The tax would range from a rate of 1.5 per cent on assets owned between US$100 million and US$1 billion, to 3 per cent for assets above US$100 billion. Individuals who would be taxed in the latter range are mostly tech moguls based in the United States, like Amazon founder Jeff Bezos, Twitter CEO Elon Musk, Microsoft co-founder Bill Gates, and Facebook’s Mark Zuckerberg.
The authors added that low- and middle-income countries should also consider taxing centimillionaires living in their jurisdictions. Their study found that even as the Global North contributes the bulk of the world’s carbon emissions, the wealthiest – the top 10 per cent of income earners – living in other countries are guilty of driving up emissions too. “Nowhere in the world do the emissions of the top 10 per cent meet the Paris targets, although there are marked differences across regions,” said the report.
Asia should tax the wealthy too
In the context of Asia, home to a growing number of centimillionaires, the tax proposal is estimated to raise US$71 billion in East Asia and US$20 billion in South and Southeast Asia.
The authors acknowledged that “it is unlikely that a global deal on a tax on extreme wealth to fund climate change adaptation and mitigation will be obtained in the very near future”. But the study suggests that the proposed wealth tax “can be initiated by a subset of countries without the need for consensus” at the COP climate negotiations.
Behind this targeted financing mechanism lies the idea of reversing the increasing global carbon inequalities while unlocking climate finance for developing countries.
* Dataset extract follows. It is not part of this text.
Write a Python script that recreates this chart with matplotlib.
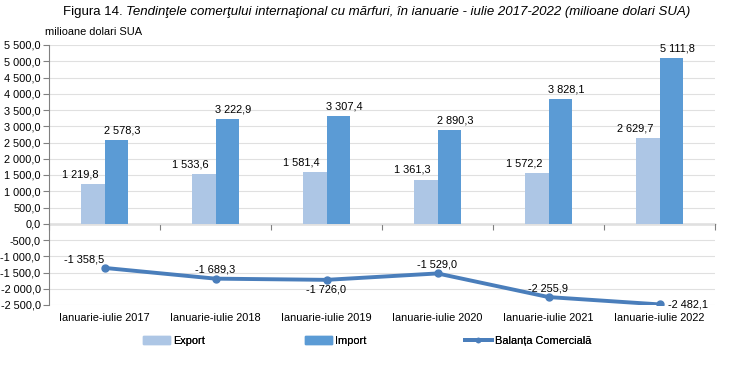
import matplotlib
matplotlib.use("Agg")
import matplotlib.pyplot as plt
import numpy as np
from matplotlib.lines import Line2D
from matplotlib.patches import Patch

plt.rcParams['font.family'] = ['Liberation Sans', 'DejaVu Sans']

categories = ["Ianuarie-iulie 2017", "Ianuarie-iulie 2018", "Ianuarie-iulie 2019",
              "Ianuarie-iulie 2020", "Ianuarie-iulie 2021", "Ianuarie-iulie 2022"]
export = [1219.8, 1533.6, 1581.4, 1361.3, 1572.2, 2629.7]
imports = [2578.3, 3222.9, 3307.4, 2890.3, 3828.1, 5111.8]
balance = [-1358.5, -1689.3, -1726.0, -1529.0, -2255.9, -2482.1]
yticks = list(range(-2500, 5501, 500))

c_exp = '#adc6e5'
c_imp = '#5b9bd5'
c_bal = '#4a7ebb'
FS = 7.9

def fmt(v):
    s = f"{abs(v):,.1f}".replace(",", " ").replace(".", ",")
    return ("-" if v < 0 else "") + s

W, H = 747, 365
fig = plt.figure(figsize=(W/100, H/100), dpi=100)
ymin, ymax = -2500, 5500
ax = fig.add_axes([49/W, 1 - 305/H, (715-49)/W, (305-45)/H])

x = np.arange(len(categories))
w = 0.215
ax.bar(x - w/2, export, w, color=c_exp, zorder=2)
ax.bar(x + w/2, imports, w, color=c_imp, zorder=2)
ax.plot(x, balance, color=c_bal, lw=2.8, marker='o', ms=5, zorder=4)

for i in range(len(x)):
    ax.text(x[i] - w/2 - 0.115, export[i] + 140, fmt(export[i]), ha='center', va='bottom', fontsize=FS)
    ax.text(x[i] + w/2 + 0.05, imports[i] + 140, fmt(imports[i]), ha='center', va='bottom', fontsize=FS)

offsets = [(-0.18, 120, 'center', 'bottom'), (0, 120, 'center', 'bottom'),
           (0, -150, 'center', 'top'), (0, 120, 'center', 'bottom'),
           (0, 120, 'center', 'bottom'), (0.08, 0, 'left', 'center')]
for i, (dx, dy, ha, va) in enumerate(offsets):
    ax.text(x[i] + dx, balance[i] + dy, fmt(balance[i]), ha=ha, va=va, fontsize=FS)

ax.set_xlim(-0.5, len(x) - 0.5)
ax.set_ylim(ymin, ymax)
ax.set_yticks(yticks)
ax.set_yticklabels([fmt(v) for v in yticks], fontsize=FS)
ax.set_xticks(x)
ax.set_xticklabels(categories, fontsize=FS)
ax.tick_params(axis='x', length=0, pad=6)
ax.tick_params(axis='y', length=4, color='#808080', pad=2)
ax.yaxis.grid(True, color='#e0e0e0', lw=0.8, zorder=0)
ax.set_axisbelow(True)
for s in ['top', 'right', 'bottom']:
    ax.spines[s].set_visible(False)
ax.spines['left'].set_color('#808080')

# zero axis line with boundary tick marks
sec = ax.secondary_xaxis((0 - ymin) / (ymax - ymin))
sec.set_xticks(np.arange(len(x) + 1) - 0.5)
sec.set_xticklabels([])
sec.tick_params(axis='x', length=4, color='#808080', direction='out')
sec.spines['bottom'].set_color('#808080')
sec.spines['bottom'].set_linewidth(1)

# Title: measure and center
TFS = 9.5
ty = 1 - 12/H
t1 = fig.text(0, ty, "Figura 14. ", ha='left', va='center', fontsize=TFS)
t2 = fig.text(0, ty, "Tendinţele comerţului internaţional cu mărfuri, în ianuarie - iulie 2017-2022 (milioane dolari SUA)",
              ha='left', va='center', fontsize=TFS, style='italic')
fig.canvas.draw()
r = fig.canvas.get_renderer()
w1 = t1.get_window_extent(r).width
w2 = t2.get_window_extent(r).width
x0 = 377 - (w1 + w2) / 2
t1.set_x(x0 / W)
t2.set_x((x0 + w1) / W)

fig.text(45/W, 1 - 32/H, "milioane dolari SUA", ha='left', va='center', fontsize=FS)

items = [(Patch(color=c_exp), "Export", 146),
         (Patch(color=c_imp), "Import", 308),
         (Line2D([0], [0], color=c_bal, lw=2.8, marker='o', ms=3), "Balanța Comercială", 468)]
for h, lab, px in items:
    lg = fig.legend([h], [lab], loc='center left', bbox_to_anchor=(px/W - 0.008, 1 - 341/H),
                    frameon=False, fontsize=FS, handlelength=2.4, handletextpad=0.3,
                    borderaxespad=0, borderpad=0.3)
    fig.add_artist(lg)

fig.savefig("out.png", dpi=100)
This “global carbon inequality” is characterised by the Global South – especially the low-income populations within these countries – bearing the highest proportion of income losses due to climate hazards like exposure to serious flooding, despite contributing the lowest share global emissions and having the lowest capacity to finance climate mitigation and funding efforts, compared to the wealthier nations.
“The main conclusion here is that,” the authors said, commenting on their proposal, “given the extreme levels of wealth concentration in the world today, even modest tax rates on top wealth holders can yield substantial tax revenues.”
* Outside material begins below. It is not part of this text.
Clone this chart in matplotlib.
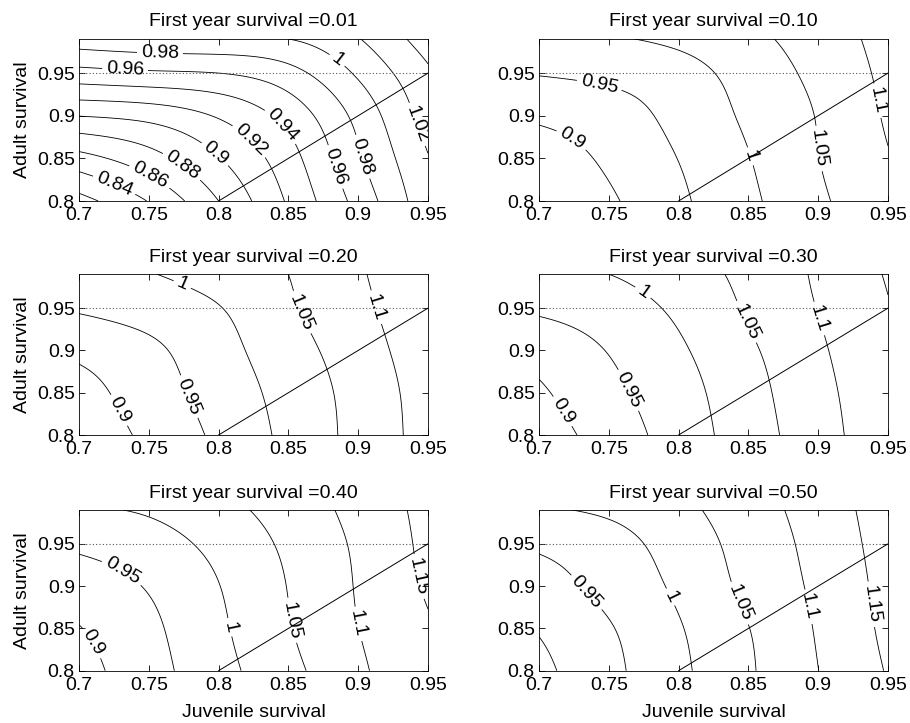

Apart from the progressive wealth tax, the report suggests that other well-designed climate policies focusing on distributional impacts, like the removal of fossil fuel subsidies and targeted cash transfers, can reduce climate change inequalities as well.
The study cites Indonesia’s efforts to phase out fossil fuel subsidies as a successful example that proves “potential fuel price hikes do not necessarily result in welfare losses for the poor”. This phase-out over the past decade has been accompanied by assistance to low-income households and a redirection of savings from the subsidy reform into other social programmes and infrastructure.
However, despite managing to reduce fossil fuel subsidies from US$13.6 billion in 2014 to US$1.6 billion in its 2015 state budget, Indonesia still has the second highest level of total subsidies for fossil fuels among G20 countries, according to a report by Climate Transparency last year.